The Texans recently allowed All-Pro fullback Vonta Leach to move on elsewhere as a free agent. Leach wanted to be paid like the best fullback in the league, and I can't blame him.
The Texans were confident they could find a serviceable fullback without having to pay Leach serious money. Leach eventually signed a three-year, $11 million deal with the Ravens.
A fullback leaving the team is generally greeted with a collective shrug, but in Leach's case, it shouldn't be.
Leach was a leader on the Texans offense for five seasons, and he had a big hand in Arian Foster's breakout year in 2010. Foster's numbers from last season will be tough enough to replicate as it is. Taking Leach out of the equation will make it even tougher.
If the Texans feel like they can find a replacement for Leach, I'll give them the benefit of the doubt. Say what you will about the team under Kubiak and Rick Smith, but they've always found a way to find and grow offensive talent.
Let's break down the candidates to replace Leach on the roster and predict who will be the starter when it's all said and done.
After two seasons of filling in here and there, it looks like James Casey will finally get his time to shine. He has been taking the starting reps at fullback in practice, and when any Texans coach was asked about Leach's departure, they were quick to mention how much confidence they had in Casey.
In college at nearby Rice University, Casey played just about everywhere for the Owls. Most notably, he was a linebacker, a tight end and a quarterback in "Wildcat"-type packages. It was there that he was given the nickname "Thor" for his statuesque physique and his strong running style.
Given what we know about Casey, I have little doubt that he'll have success. He is a physical specimen, and by all accounts, he is among the hardest workers on the team. If Casey has half the success in the regular season as he has in practice everyday. The position will be in good hands.

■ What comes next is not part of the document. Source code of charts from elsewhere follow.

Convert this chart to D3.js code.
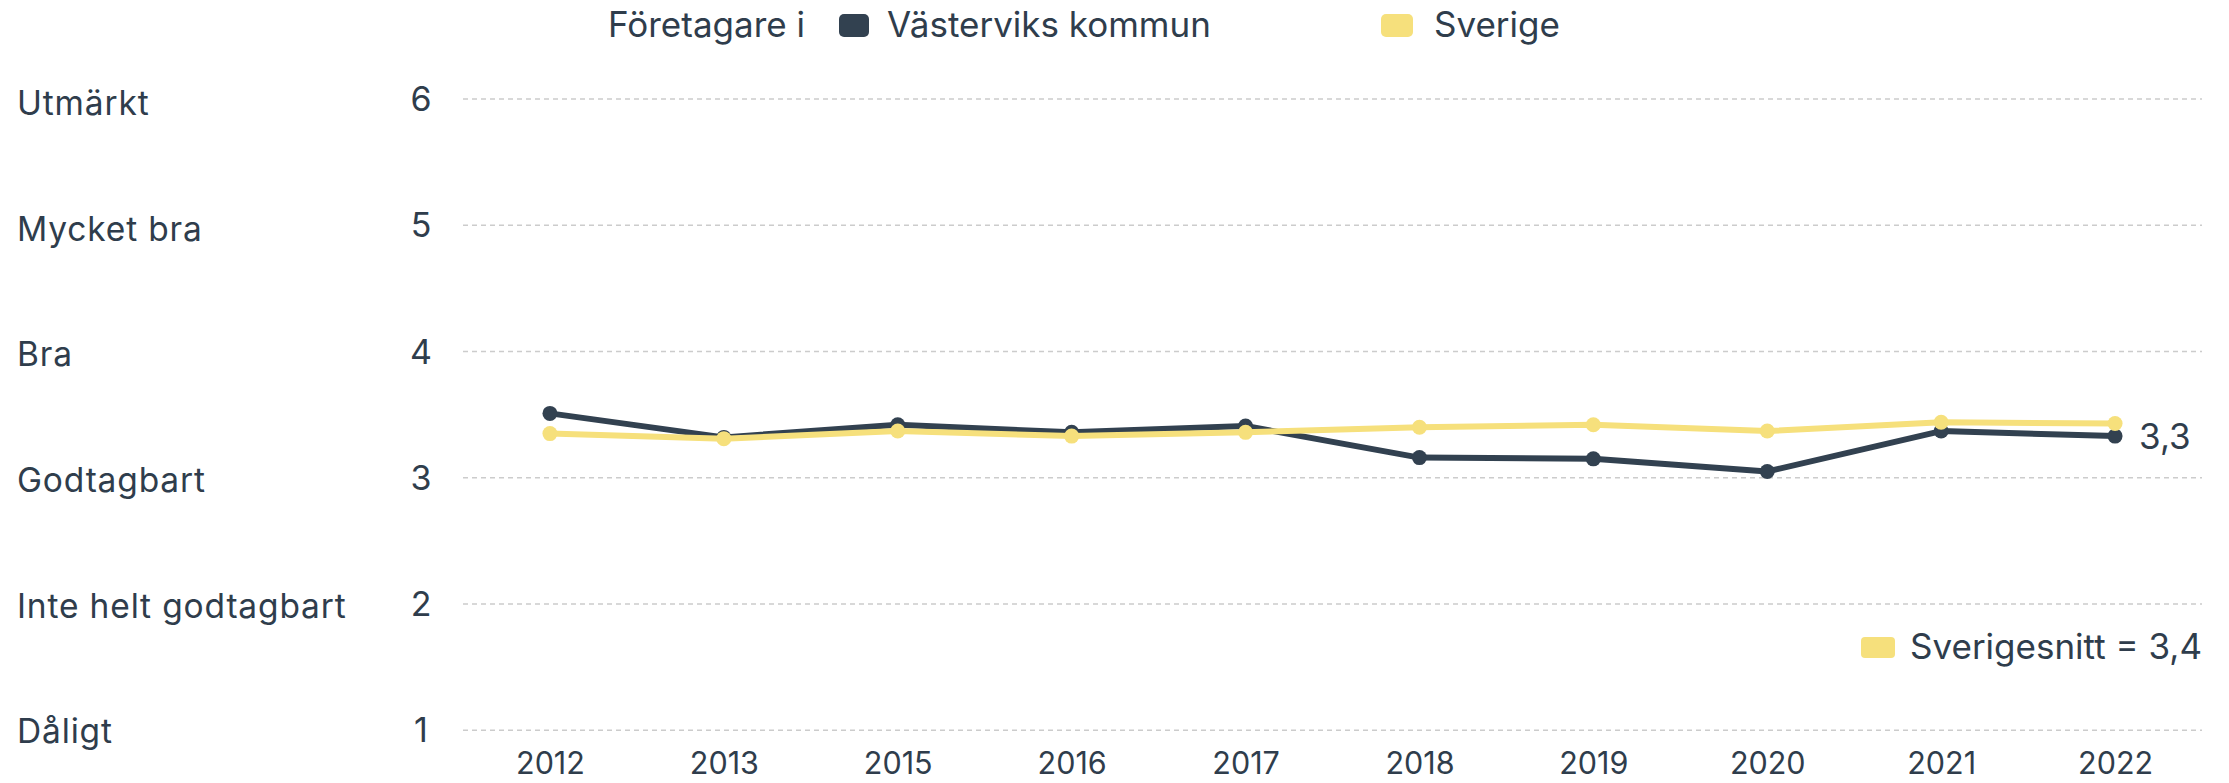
<!DOCTYPE html>
<html lang="sv">
<head>
<meta charset="utf-8">
<script src="https://cdn.jsdelivr.net/npm/d3@7"></script>
<style>
  html, body { margin: 0; padding: 0; background: #ffffff; }
  svg { display: block; font-family: "Inter", "Noto Sans", sans-serif; }
</style>
</head>
<body>
<svg id="chart" width="2229" height="783"></svg>
<script>
// Företagarnas omdöme om det lokala företagsklimatet, 2012–2022
const years = ["2012", "2013", "2015", "2016", "2017", "2018", "2019", "2020", "2021", "2022"];
const vastervik = [3.51, 3.32, 3.42, 3.36, 3.41, 3.16, 3.15, 3.05, 3.37, 3.33];
const sverige = [3.35, 3.31, 3.37, 3.33, 3.36, 3.40, 3.42, 3.37, 3.44, 3.43];
const yTicks = [1, 2, 3, 4, 5, 6];
const gradeLabels = ["Dåligt", "Inte helt godtagbart", "Godtagbart", "Bra", "Mycket bra", "Utmärkt"];
const seriesNames = ["Västerviks kommun", "Sverige"];
const legendTitle = "Företagare i";
const lastValueLabel = "3,3";
const averageLabel = "Sverigesnitt = 3,4";

const colors = { dark: "#324150", yellow: "#f6e07c", text: "#2f3d4c", grid: "#cccccc" };

const svg = d3.select("#chart");

const x = d3.scalePoint().domain(years).range([463, 2202]).padding(0.5);
const y = d3.scaleLinear().domain([1, 6]).range([730.3, 99]);

// Dashed horizontal grid
svg.append("g")
  .selectAll("line")
  .data(yTicks)
  .join("line")
  .attr("x1", 463).attr("x2", 2202)
  .attr("y1", d => y(d)).attr("y2", d => y(d))
  .attr("stroke", colors.grid)
  .attr("stroke-width", 1.5)
  .attr("stroke-dasharray", "5,4");

// Numeric scale values
svg.append("g")
  .selectAll("text")
  .data(yTicks)
  .join("text")
  .attr("x", 421)
  .attr("y", d => y(d) + 12)
  .attr("text-anchor", "middle")
  .attr("fill", colors.text)
  .attr("font-size", 34)
  .text(d => d);

// Grade names
svg.append("g")
  .selectAll("text")
  .data(yTicks)
  .join("text")
  .attr("x", 17)
  .attr("y", (d, i) => y(d) + 13 + i * 0.6)
  .attr("fill", colors.text)
  .attr("font-size", 33.5)
  .attr("letter-spacing", 0.85)
  .text((d, i) => gradeLabels[i]);

// Year axis
const xAxis = svg.append("g")
  .attr("transform", "translate(0,752)")
  .call(d3.axisBottom(x).tickSize(0).tickPadding(0));
xAxis.select(".domain").remove();
xAxis.selectAll("text")
  .attr("fill", colors.text)
  .attr("font-size", 30.5)
  .attr("font-family", "Inter, sans-serif")
  .attr("dy", "0.71em");

const line = d3.line().x((d, i) => x(years[i])).y(d => y(d));

function drawSeries(values, color) {
  const g = svg.append("g");
  g.append("path")
    .datum(values)
    .attr("d", line)
    .attr("fill", "none")
    .attr("stroke", color)
    .attr("stroke-width", 6)
    .attr("stroke-linejoin", "round");
  g.selectAll("circle")
    .data(values)
    .join("circle")
    .attr("cx", (d, i) => x(years[i]))
    .attr("cy", d => y(d))
    .attr("r", 7.5)
    .attr("fill", color);
}

drawSeries(vastervik, colors.dark);
drawSeries(sverige, colors.yellow);

// Value label at the last municipality point
svg.append("text")
  .attr("x", x(years[years.length - 1]) + 24)
  .attr("y", y(vastervik[vastervik.length - 1]))
  .attr("dy", "0.36em")
  .attr("fill", colors.text)
  .attr("font-size", 35)
  .text(lastValueLabel);

// Top legend
const legend = svg.append("g").attr("font-size", 35).attr("fill", colors.text);
legend.append("text").attr("x", 608).attr("y", 37).text(legendTitle);
legend.append("rect").attr("x", 839).attr("y", 14).attr("width", 30).attr("height", 23)
  .attr("rx", 5).attr("fill", colors.dark);
legend.append("text").attr("x", 887).attr("y", 37).text(seriesNames[0]);
legend.append("rect").attr("x", 1381).attr("y", 14).attr("width", 32).attr("height", 23)
  .attr("rx", 5).attr("fill", colors.yellow);
legend.append("text").attr("x", 1434).attr("y", 37).text(seriesNames[1]);

// National average note
svg.append("rect").attr("x", 1861).attr("y", 637).attr("width", 34).attr("height", 21)
  .attr("rx", 4).attr("fill", colors.yellow);
svg.append("text")
  .attr("x", 2202).attr("y", 659)
  .attr("text-anchor", "end")
  .attr("fill", colors.text)
  .attr("font-size", 35)
  .text(averageLabel);
</script>
</body>
</html>
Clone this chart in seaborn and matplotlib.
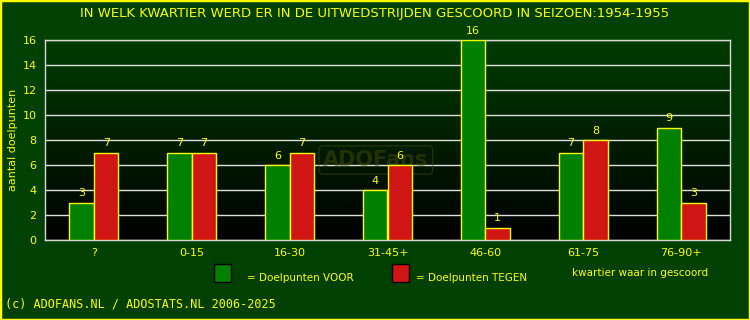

Saturday morning at Texans camp, Casey shined in drills at the start of practice. He breezed through the step drills as well as most of the running backs and he ran through the drill simulating a pancake block, as if he had been a fullback all his life.
Casey was the assumed heir apparent to Leach even before Leach's departure had been finalized. Since he has taken over the position, he has done little to make anyone think he won't excel.
Vickers will more than likely fill the role of the experienced backup. He was recently signed by the Texans as an insurance policy if Casey falters.
It might seem like a simple job, but playing fullback is tougher than it would seem and if Casey struggles to grasp some of the more nuanced parts of the job, Vickers will be there to take his place.
Vickers also provides a physical contrast to Casey. Whereas Casey is a long, lean natural athlete, Vickers has more of a bowling ball build like you are used to seeing in fullbacks.
He's a low-risk signing for the team. Vickers is an established player at the position, and he has only missed four games in his entire career. You know what you are going to get from him.
This rookie out of Colorado State is little more than a roster filler now, but he might be a long-term project that they hope makes more expensive options expendable down the road.
At 6'1" and 246 pounds, Pauga is a fullback more in the Vickers/Leach mold. He has a strong, compact body built for throwing blocks in the run game.
He didn't get many rushing attempts in his four seasons at CSU, but he did emerge as a fairly reliable receiving threat. As a senior, he caught 33 passes for 308 yards. As a junior in 2009, he caught 25 passes for 219 yards and three touchdowns.
While Pauga's place on the roster likely won't be decided on his acumen as an offensive threat, it's nice to know that he has a history of success in that regard.
Like Pauga, Bubba Bartlett is little more than a roster filler in training camp to give the team enough warm bodies to hold scrimmages.
The undrafted rookie out of Carroll College in Montana played tight end last year as a member of the NAIA national champions. He caught 67 passes for 696 yards and six touchdowns.
Not only is Bartlett a relative unknown, he will be trying to learn a whole new position.
Given his success as a receiving threat in college, Bartlett seems to be a decent enough athlete, but I would be surprised if he survives the first cut in camp.
It's just a numbers game. The Texans will probably only carry two, maybe three fullbacks. Bartlett will have to convince the Texans they should keep him and not Pauga.